When you like the arrangement and flow of the tiles, take a photo. Now you can really see the entire mosaic with some perspective.

Step 7: Mosaic the Frame

Wearing a mask, prepare more thin-set mortar. It should be a little looser this time because you are working on a horizontal surface now.

Working in segments, spread a 1/4 inch thick bed of thin-set on the top of the wood frame. Start to transfer the pattern to the frame. Each tile is placed individually, pressing gently to make sure it is set. Again, try to leave uniform spaces between tiles.

Transfer all of your pieces to the frame. They may not all fit.

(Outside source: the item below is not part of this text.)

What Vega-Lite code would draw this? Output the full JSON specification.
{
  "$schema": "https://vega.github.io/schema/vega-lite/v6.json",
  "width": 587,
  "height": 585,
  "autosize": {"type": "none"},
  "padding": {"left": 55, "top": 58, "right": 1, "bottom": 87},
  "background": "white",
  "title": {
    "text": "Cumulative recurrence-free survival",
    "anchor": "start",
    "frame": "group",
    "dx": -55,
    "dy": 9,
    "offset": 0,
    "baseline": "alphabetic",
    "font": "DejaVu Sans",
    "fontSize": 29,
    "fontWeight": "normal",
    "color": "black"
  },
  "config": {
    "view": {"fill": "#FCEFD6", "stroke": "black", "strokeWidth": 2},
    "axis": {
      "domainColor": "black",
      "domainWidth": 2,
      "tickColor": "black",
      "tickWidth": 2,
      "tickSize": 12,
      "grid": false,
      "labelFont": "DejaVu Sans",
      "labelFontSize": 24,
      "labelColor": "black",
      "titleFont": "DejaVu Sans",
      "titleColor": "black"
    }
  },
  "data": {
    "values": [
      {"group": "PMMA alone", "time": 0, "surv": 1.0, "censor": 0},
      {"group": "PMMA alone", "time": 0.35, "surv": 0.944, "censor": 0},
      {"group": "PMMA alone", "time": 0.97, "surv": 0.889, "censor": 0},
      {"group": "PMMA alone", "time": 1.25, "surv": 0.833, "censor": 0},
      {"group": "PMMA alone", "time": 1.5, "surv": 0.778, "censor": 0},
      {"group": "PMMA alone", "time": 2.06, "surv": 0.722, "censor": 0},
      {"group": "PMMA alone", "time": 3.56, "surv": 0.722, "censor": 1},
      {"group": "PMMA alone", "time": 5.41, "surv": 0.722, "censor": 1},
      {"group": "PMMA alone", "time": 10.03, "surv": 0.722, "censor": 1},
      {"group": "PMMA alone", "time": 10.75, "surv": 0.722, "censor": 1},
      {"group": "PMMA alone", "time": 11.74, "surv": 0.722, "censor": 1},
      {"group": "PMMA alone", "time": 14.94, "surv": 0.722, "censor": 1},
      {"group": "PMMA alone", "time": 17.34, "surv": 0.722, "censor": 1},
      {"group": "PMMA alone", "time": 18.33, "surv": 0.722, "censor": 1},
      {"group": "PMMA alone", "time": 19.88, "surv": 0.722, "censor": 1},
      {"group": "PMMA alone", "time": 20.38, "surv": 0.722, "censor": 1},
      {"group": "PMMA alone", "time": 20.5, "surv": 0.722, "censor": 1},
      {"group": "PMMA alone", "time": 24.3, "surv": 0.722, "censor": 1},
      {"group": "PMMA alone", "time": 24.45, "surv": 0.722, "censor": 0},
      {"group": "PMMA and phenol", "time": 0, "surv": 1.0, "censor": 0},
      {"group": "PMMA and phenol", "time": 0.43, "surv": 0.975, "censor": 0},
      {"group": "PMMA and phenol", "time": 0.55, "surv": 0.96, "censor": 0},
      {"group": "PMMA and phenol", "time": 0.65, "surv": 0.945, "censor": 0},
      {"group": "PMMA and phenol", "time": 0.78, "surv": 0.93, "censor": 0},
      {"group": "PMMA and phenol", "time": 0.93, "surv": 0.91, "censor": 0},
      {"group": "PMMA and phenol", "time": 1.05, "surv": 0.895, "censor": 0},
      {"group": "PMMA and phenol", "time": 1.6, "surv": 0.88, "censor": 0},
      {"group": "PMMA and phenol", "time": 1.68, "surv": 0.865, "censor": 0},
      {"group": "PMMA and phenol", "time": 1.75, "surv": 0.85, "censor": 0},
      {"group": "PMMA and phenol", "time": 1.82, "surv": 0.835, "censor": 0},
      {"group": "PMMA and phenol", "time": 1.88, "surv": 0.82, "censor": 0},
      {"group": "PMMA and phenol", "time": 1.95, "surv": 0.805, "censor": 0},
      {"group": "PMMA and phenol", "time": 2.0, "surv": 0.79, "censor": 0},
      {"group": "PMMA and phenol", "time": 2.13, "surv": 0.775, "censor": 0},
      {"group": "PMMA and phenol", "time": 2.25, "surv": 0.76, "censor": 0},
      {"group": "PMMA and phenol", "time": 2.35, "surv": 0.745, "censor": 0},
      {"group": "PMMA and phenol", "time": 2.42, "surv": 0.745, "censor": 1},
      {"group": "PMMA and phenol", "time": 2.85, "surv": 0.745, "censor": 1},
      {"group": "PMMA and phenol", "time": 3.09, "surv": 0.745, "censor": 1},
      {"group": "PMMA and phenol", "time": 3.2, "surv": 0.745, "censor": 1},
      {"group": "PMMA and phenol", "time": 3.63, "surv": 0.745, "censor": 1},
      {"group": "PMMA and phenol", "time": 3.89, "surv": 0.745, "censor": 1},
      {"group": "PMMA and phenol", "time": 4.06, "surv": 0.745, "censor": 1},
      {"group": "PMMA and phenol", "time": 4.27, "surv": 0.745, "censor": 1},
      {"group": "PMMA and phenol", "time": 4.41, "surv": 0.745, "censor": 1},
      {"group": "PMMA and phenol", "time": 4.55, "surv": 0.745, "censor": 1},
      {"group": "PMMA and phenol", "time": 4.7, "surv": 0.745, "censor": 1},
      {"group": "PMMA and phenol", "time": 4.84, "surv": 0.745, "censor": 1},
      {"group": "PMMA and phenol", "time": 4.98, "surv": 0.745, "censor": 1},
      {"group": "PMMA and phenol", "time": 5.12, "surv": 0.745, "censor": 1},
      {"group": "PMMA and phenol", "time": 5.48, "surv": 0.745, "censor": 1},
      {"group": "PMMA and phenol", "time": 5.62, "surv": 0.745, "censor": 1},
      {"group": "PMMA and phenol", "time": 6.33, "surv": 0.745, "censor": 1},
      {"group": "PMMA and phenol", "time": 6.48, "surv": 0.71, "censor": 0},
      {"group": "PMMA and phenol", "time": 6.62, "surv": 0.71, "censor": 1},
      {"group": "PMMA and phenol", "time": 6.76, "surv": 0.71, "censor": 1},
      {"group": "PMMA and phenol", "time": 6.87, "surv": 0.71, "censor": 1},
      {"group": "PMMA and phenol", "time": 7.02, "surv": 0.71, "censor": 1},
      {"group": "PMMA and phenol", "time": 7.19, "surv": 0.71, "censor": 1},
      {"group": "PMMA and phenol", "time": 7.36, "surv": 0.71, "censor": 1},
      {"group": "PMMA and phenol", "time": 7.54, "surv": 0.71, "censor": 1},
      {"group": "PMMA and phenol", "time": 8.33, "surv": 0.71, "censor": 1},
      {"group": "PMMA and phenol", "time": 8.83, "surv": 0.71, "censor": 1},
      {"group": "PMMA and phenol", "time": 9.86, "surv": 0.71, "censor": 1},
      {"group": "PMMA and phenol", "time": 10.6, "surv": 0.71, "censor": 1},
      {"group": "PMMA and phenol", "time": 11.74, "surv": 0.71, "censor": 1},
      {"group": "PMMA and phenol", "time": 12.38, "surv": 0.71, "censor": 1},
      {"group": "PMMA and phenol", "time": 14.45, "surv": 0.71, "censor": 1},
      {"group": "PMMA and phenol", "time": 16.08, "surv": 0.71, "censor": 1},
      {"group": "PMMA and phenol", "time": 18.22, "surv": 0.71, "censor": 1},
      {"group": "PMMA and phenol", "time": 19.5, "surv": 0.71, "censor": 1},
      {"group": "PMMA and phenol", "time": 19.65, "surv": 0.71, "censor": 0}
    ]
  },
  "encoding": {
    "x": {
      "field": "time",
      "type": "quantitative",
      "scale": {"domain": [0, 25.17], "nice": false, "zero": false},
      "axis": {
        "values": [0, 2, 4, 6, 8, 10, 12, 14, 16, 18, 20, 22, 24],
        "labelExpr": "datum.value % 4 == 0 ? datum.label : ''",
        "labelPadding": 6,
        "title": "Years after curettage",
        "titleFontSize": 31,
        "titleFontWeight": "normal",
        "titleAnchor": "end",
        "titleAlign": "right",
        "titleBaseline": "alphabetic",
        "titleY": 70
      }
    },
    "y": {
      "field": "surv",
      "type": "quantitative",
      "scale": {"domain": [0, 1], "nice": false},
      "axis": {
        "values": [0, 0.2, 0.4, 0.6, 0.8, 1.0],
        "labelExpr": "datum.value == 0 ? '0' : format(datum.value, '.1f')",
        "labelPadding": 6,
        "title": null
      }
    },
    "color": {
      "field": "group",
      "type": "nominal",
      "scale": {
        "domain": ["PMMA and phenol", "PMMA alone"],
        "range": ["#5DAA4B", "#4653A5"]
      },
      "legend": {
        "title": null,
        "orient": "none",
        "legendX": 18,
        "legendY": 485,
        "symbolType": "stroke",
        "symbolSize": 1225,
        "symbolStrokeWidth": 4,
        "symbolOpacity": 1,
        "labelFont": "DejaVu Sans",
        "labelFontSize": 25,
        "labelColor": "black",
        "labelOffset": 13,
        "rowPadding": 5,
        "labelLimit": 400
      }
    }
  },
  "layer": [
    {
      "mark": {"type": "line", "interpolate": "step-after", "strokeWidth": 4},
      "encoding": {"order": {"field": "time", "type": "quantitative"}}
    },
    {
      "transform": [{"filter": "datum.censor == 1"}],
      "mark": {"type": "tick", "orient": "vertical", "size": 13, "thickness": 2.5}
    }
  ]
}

Press extra thin-set into all the gaps. Wipe any extra off with a damp sponge and remember to clean your sponge often.

Let the mosaic dry for 24 to 48 hours in a warm place (above 50 degF).

Now sand the inside and the outside glass edges with the diamond grit sanding blocks. Use the block at an angle so you are only sanding the edge and not scratching the surface of any of the tiles. Work your way up from 60 grit to 200 grit and finish with 400 grit. There should be no exposed sharp edges now.

Step 8: Finishing Touches

Lay your mosaic frame upside down on a soft, folded towel.

Then, carefully measure the opening that will hold the mirror. Measure and mark your mirror to size. Then score and break as you did for the glass tiles. Please note that mirror glass is sharp, use shop safety and always wear safety glasses.

Place the mirror in the frame. Cut a piece of corrugated cardboard the same size as the mirror and place in the frame behind the mirror.

Now gently secure both the mirror and the cardboard with flexi points around the edge to hold everything in. They sell a flexi point driver tool specific to these flexi points, but you can use a small hammer if you tap them in at a slight angle and gently press them towards the cardboard.

Lastly, add picture hanging hardware to the back.

Now you can hang your mirror and admire all of your hard work!